LASIK (Laser In-Situ Keratomileusis) is one of the most commonly performed elective surgical procedures in the United States. The goal of the surgery is to eliminate or reduce a person's need for eyeglasses or contact lenses. LASIK is one form of laser vision correction (LVC). If you haven't done so already, refer to the LVC page as an introduction to LASIK.

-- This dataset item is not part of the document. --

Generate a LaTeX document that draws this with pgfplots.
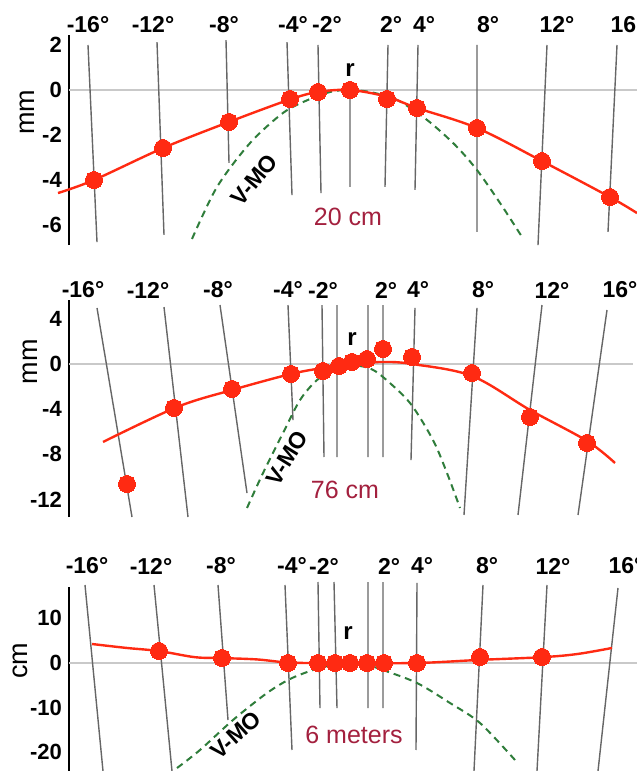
\documentclass[border=0pt]{standalone}
\usepackage{fontspec}
\setmainfont{Liberation Sans}
\usepackage{pgfplots}
\pgfplotsset{compat=1.18}

\definecolor{dotred}{HTML}{FF2A12}
\definecolor{vmo}{HTML}{2F7D3B}
\definecolor{dist}{HTML}{A3203E}
\definecolor{rule}{HTML}{666666}
\definecolor{zero}{HTML}{C9C9C9}

\pgfplotsset{
  panel/.style={
    scale only axis, width=568pt, xmin=69, xmax=637,
    clip=false, anchor=north west,
    axis x line=none, axis y line*=left,
    axis line style={-, line width=2.6pt, black},
    major tick length=0pt,
    yticklabel style={font=\fontsize{22}{22}\selectfont\bfseries,
      inner sep=0pt, anchor=east, xshift=-7pt},
  },
  rules/.style={color=rule, line width=1.4pt, unbounded coords=jump, forget plot},
  zeroline/.style={color=zero, line width=1.8pt, forget plot},
  vmoline/.style={color=vmo, line width=2pt, dash pattern=on 7pt off 5pt, smooth, tension=0.5},
  redfit/.style={color=dotred, line width=2.4pt, smooth, tension=0.55},
  dots/.style={only marks, color=dotred, mark=*, mark size=8.5pt,
    mark options={draw=dotred, fill=dotred, line width=0pt}},
}
\tikzset{
  deg/.style={font=\fontsize{23}{23}\selectfont\bfseries},
  rlab/.style={font=\fontsize{24}{24}\selectfont\bfseries},
  vlab/.style={font=\fontsize{23}{23}\selectfont\bfseries},
  dlab/.style={font=\fontsize{25}{25}\selectfont, text=dist},
  unit/.style={font=\fontsize{27}{27}\selectfont, rotate=90},
}

\begin{document}
\begin{tikzpicture}
\useasboundingbox (0,0) rectangle (637pt,-771pt);

% ---------- 20 cm ----------
\begin{axis}[panel, at={(69pt,-35pt)}, height=210pt,
  ymin=-6.889, ymax=2.444,
  ytick={-6,-4,-2,0,2}, yticklabels={-6,-4,-2,0,2}]
\addplot[zeroline] coordinates {(69,0) (637,0)};
\addplot[rules] coordinates {
  (88,2.0) (97,-6.76) (nan,nan)
  (157,2.13) (164,-6.44) (nan,nan)
  (226,2.22) (229,-3.24) (nan,nan)
  (287,2.13) (292,-4.67) (nan,nan)
  (318,2.0) (321,-4.58) (nan,nan)
  (350,-0.1) (350,-4.31) (nan,nan)
  (388,2.0) (385,-4.31) (nan,nan)
  (418,2.0) (415,-4.44) (nan,nan)
  (477,2.0) (477,-6.31) (nan,nan)
  (547,2.0) (538,-6.89) (nan,nan)
  (617,2.0) (608,-6.31)};
\addplot[vmoline] coordinates {
  (192,-6.62) (217,-4.31) (250,-2.36) (283,-1.02) (308,-0.44)
  (330,-0.09) (348,0) (370,-0.09) (397,-0.44) (427,-1.33)
  (455,-2.44) (477,-3.56) (500,-5.02) (522,-6.53)};
\addplot[redfit] coordinates {
  (58,-4.58) (94,-4.0) (163,-2.58) (229,-1.42) (290,-0.42) (318,-0.09)
  (350,0) (387,-0.3) (417,-0.8) (477,-1.69) (542,-3.16) (610,-4.76) (637,-5.47)};
\addplot[dots] coordinates {
  (94,-4.0) (163,-2.58) (229,-1.42) (290,-0.40) (318,-0.09) (350,0)
  (387,-0.40) (417,-0.80) (477,-1.69) (542,-3.16) (610,-4.76)};
\node[deg] at (axis cs:88,2.89) {-16°};
\node[deg] at (axis cs:153,2.89) {-12°};
\node[deg] at (axis cs:224,2.89) {-8°};
\node[deg] at (axis cs:293,2.89) {-4°};
\node[deg] at (axis cs:327,2.89) {-2°};
\node[deg] at (axis cs:391,2.89) {2°};
\node[deg] at (axis cs:424,2.89) {4°};
\node[deg] at (axis cs:488,2.89) {8°};
\node[deg] at (axis cs:557,2.89) {12°};
\node[deg] at (axis cs:628,2.89) {16°};
\node[rlab] at (axis cs:350,0.89) {r};
\node[vlab, rotate=50] at (axis cs:254,-4.0) {V-MO};
\node[dlab] at (axis cs:348,-5.64) {20 cm};
\node[unit] at (axis cs:27,-1.0) {mm};
\end{axis}

% ---------- 76 cm ----------
\begin{axis}[panel, at={(69pt,-300pt)}, height=217pt,
  ymin=-13.54, ymax=5.664,
  ytick={-12,-8,-4,0,4}, yticklabels={-12,-8,-4,0,4}]
\addplot[zeroline] coordinates {(69,0) (633,0)};
\addplot[rules] coordinates {
  (97,4.96) (132,-13.54) (nan,nan)
  (164,5.04) (188,-13.54) (nan,nan)
  (220,5.22) (247,-11.42) (nan,nan)
  (288,5.22) (293,-4.96) (nan,nan)
  (322,5.22) (324,-8.23) (nan,nan)
  (337,5.22) (337,-8.23) (nan,nan)
  (368,5.22) (368,-8.23) (nan,nan)
  (383,5.22) (383,-8.23) (nan,nan)
  (415,4.96) (411,-8.50) (nan,nan)
  (477,4.96) (464,-13.36) (nan,nan)
  (542,5.22) (518,-13.36) (nan,nan)
  (607,4.78) (578,-13.36)};
\addplot[vmoline] coordinates {
  (247,-12.74) (263,-9.65) (283,-6.11) (300,-3.19) (317,-1.42)
  (335,-0.5) (355,-0.15) (370,-0.4) (383,-1.15) (410,-3.45)
  (433,-6.73) (447,-9.65) (460,-12.74)};
\addplot[redfit] coordinates {
  (103,-6.90) (177,-3.81) (232,-2.30) (291,-0.88) (323,-0.35) (350,0)
  (383,0.18) (412,0) (472,-1.06) (530,-4.07) (587,-6.81) (615,-8.76)};
\addplot[dots] coordinates {
  (127,-10.62) (174,-3.89) (232,-2.21) (291,-0.88) (323,-0.62) (339,-0.18)
  (352,0.18) (367,0.44) (383,1.33) (412,0.62) (472,-0.80) (530,-4.69) (587,-6.99)};
\node[deg] at (axis cs:83,6.55) {-16°};
\node[deg] at (axis cs:148,6.55) {-12°};
\node[deg] at (axis cs:218,6.55) {-8°};
\node[deg] at (axis cs:288,6.55) {-4°};
\node[deg] at (axis cs:323,6.55) {-2°};
\node[deg] at (axis cs:386,6.55) {2°};
\node[deg] at (axis cs:418,6.55) {4°};
\node[deg] at (axis cs:483,6.55) {8°};
\node[deg] at (axis cs:552,6.55) {12°};
\node[deg] at (axis cs:620,6.55) {16°};
\node[rlab] at (axis cs:352,2.21) {r};
\node[vlab, rotate=58] at (axis cs:287,-8.32) {V-MO};
\node[dlab] at (axis cs:345,-11.15) {76 cm};
\node[unit] at (axis cs:30,0.18) {mm};
\end{axis}

% ---------- 6 meters ----------
\begin{axis}[panel, at={(69pt,-587pt)}, height=184pt,
  ymin=-24.16, ymax=17.0,
  ytick={-20,-10,0,10}, yticklabels={-20,-10,0,10}]
\addplot[zeroline] coordinates {(69,0) (637,0)};
\addplot[rules] coordinates {
  (85,17.45) (103,-24.16) (nan,nan)
  (154,17.45) (172,-24.16) (nan,nan)
  (218,17.45) (228,-12.75) (nan,nan)
  (285,17.45) (292,-19.46) (nan,nan)
  (318,18.12) (320,-10.07) (nan,nan)
  (334,18.12) (337,-10.07) (nan,nan)
  (368,18.12) (368,-10.07) (nan,nan)
  (383,18.12) (383,-10.07) (nan,nan)
  (417,17.9) (416,-19.46) (nan,nan)
  (483,17.45) (474,-24.16) (nan,nan)
  (547,17.45) (537,-24.16) (nan,nan)
  (618,16.78) (598,-24.16)};
\addplot[vmoline] coordinates {
  (177,-23.5) (200,-19.46) (233,-12.75) (267,-6.71) (290,-3.58)
  (313,-1.57) (335,-0.3) (350,0) (365,-0.3) (383,-1.57)
  (417,-4.47) (450,-8.95) (480,-13.42) (515,-21.7)};
\addplot[redfit] coordinates {
  (92,4.25) (127,3.36) (159,2.68) (195,1.3) (222,1.1) (257,0.8) (288,0.1)
  (320,0) (350,0) (417,0) (480,0.7) (542,1.3) (577,2.0) (612,3.36)};
\addplot[dots] coordinates {
  (159,2.68) (222,1.12) (288,0) (318,0) (335,0) (350,0) (367,0) (384,0)
  (417,0) (480,1.34) (542,1.34)};
\node[deg] at (axis cs:87,21.7) {-16°};
\node[deg] at (axis cs:151,21.7) {-12°};
\node[deg] at (axis cs:221,21.7) {-8°};
\node[deg] at (axis cs:292,21.7) {-4°};
\node[deg] at (axis cs:324,21.7) {-2°};
\node[deg] at (axis cs:389,21.7) {2°};
\node[deg] at (axis cs:422,21.7) {4°};
\node[deg] at (axis cs:487,21.7) {8°};
\node[deg] at (axis cs:553,21.7) {12°};
\node[deg] at (axis cs:626,21.7) {16°};
\node[rlab] at (axis cs:348,6.7) {r};
\node[vlab, rotate=42] at (axis cs:236,-16.1) {V-MO};
\node[dlab] at (axis cs:354,-16.1) {6 meters};
\node[unit] at (axis cs:20,0.45) {cm};
\end{axis}
\end{tikzpicture}
\end{document}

LASIK involves two basic steps. First, a keratome is used to create a corneal flap. This flap is usually 160 microns in thickness (approximately 30% of corneal thickness) and maintains the normal corneal architecture of epithelium on stroma. Second, an excimer laser is used to reshape the stroma of the cornea to correct nearsightedness, farsightedness, and astigmatism. LASIK is a popular form of laser vision correction for two reasons. First, patients see very well very soon after surgery. Although results can vary, the typical patient is in the 20/25 to 20/40 range of acuity the day after surgery. After recovery, a person has about a 98-99% chance of seeing 20/40 or better without glasses and a 65%-91% chance of seeing 20/20 or better without glasses. Rates of 20/20 vision vary by type of ablation and refractive error. Second, the procedure is very comfortable. The typical patient describes a dirty contact lens feeling which lasts approximately six hours after surgery.

LASIK Diagram

During the procedure a microkeratome creates a hinged flap of thin corneal tissue, and the flap is gently folded out of the way. The laser reshapes the underlying tissue The surgeon replaces the corneal flap, which quickly goes back into place without the need for stitches.